Transport for London (TfL) has awarded operator contracts that will see a further 152 new electric buses added to the capital’s peak vehicle requirement (PVR).
That will see routes 50, 131, 194, 250, 255, 280, 289, 314, 320 and R70, along with the night-only N250 and school day services 663 and 689, converted. All are in the southern half of London, with a particular concentration on the Croydon area.
That shift were confirmed across two tranches on 12 and 20 October, with the awards sitting alongside a smaller number of contracts that will use existing diesel or diesel-electric hybrid buses.

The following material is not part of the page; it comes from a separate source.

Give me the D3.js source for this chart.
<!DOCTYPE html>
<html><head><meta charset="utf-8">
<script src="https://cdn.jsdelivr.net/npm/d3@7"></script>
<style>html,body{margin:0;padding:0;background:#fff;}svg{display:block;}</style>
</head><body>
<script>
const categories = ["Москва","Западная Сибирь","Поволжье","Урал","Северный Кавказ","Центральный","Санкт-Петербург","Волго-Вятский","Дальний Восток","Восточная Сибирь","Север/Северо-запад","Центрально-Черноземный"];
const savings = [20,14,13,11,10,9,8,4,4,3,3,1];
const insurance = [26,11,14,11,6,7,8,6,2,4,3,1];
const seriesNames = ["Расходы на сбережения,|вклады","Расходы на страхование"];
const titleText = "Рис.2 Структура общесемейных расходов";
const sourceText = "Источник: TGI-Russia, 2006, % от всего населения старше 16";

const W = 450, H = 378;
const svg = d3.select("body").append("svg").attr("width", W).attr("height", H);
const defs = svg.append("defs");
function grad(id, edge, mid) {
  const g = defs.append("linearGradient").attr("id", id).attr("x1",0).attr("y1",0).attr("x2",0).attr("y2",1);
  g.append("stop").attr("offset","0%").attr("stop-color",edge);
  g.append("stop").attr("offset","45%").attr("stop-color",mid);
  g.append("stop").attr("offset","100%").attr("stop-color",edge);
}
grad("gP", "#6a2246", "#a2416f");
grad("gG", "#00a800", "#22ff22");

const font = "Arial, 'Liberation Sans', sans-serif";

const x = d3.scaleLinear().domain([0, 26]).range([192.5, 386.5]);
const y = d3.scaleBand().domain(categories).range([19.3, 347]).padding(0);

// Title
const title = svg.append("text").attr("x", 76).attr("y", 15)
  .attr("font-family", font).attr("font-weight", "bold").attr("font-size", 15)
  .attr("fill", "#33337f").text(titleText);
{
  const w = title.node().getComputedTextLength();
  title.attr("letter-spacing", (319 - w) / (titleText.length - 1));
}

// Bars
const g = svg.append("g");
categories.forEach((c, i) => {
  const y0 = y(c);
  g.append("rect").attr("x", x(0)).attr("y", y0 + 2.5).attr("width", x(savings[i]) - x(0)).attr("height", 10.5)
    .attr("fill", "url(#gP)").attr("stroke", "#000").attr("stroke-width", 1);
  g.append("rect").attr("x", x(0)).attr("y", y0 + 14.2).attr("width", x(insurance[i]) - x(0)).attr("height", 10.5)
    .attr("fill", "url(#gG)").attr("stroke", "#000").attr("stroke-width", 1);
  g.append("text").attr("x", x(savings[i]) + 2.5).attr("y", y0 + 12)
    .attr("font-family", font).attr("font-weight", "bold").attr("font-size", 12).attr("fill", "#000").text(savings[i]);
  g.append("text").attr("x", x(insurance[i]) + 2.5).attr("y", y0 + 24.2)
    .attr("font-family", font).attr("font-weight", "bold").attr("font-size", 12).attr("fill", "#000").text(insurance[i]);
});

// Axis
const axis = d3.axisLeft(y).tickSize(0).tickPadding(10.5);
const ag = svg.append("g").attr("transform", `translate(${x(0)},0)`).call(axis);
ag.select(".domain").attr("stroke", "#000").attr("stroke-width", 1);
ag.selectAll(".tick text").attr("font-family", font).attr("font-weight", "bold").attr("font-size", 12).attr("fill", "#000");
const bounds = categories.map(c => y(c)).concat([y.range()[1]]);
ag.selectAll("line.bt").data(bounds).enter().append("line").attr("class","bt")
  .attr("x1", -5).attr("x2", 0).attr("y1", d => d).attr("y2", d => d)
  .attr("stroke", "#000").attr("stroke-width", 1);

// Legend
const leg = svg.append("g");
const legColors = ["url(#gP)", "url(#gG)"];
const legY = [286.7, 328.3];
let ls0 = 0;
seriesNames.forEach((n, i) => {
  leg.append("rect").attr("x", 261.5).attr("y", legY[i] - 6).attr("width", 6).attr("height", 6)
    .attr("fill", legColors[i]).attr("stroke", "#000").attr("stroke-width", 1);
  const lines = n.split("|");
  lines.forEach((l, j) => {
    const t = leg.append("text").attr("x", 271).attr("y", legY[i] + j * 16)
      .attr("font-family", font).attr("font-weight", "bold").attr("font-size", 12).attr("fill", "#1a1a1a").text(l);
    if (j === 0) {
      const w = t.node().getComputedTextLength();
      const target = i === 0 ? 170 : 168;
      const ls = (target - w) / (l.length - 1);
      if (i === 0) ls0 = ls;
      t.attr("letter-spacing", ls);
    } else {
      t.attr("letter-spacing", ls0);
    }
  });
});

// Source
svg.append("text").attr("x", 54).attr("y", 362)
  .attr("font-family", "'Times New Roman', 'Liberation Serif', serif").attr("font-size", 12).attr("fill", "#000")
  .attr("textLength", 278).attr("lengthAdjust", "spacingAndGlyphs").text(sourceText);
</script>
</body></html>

Of the zero-emission PVR uplift, 116 will be double-deckers and 36 will be single-deckers. All route contracts that call for those buses begin in 2024 and will last for seven years, although TfL notes that entry into service of vehicles is dependent on timescales around delivery and infrastructure completion.
Arriva London will take the bulk of the additional zero-emission buses via a PVR of 76 across both tranches. Go-Ahead London accounts for 49, Stagecoach London 16, and Abellio London 11. Of the routes awarded, only one – single-vehicle school service 663 – changes hands, moving from Go-Ahead London to Arriva London.
Papers filed by TfL ahead of a meeting of its Safety, Sustainability and Human Resources Panel on 13 September stated that as of then, 1,150 zero-emission buses – including 20 hydrogen fuel cell-electric examples with Metroline – were in service in London, making up over 13% of the red bus fleet.
TfL says that by spring 2024, the number is on track to increase to 1,400. The body is also on target to have a full zero-emission bus fleet by 2034, although it remains the case that such an achievement will come by 2030 if government funding to do so is received.
However, opportunity around that accelerated timeframe “is closing,” according to an investment programme report put before TfL’s Programmes and Investment Committee on 5 October. It notes that route contracts generally running for seven years is a constraint on that faster transition. The report says that around 700 zero-emission buses are on order.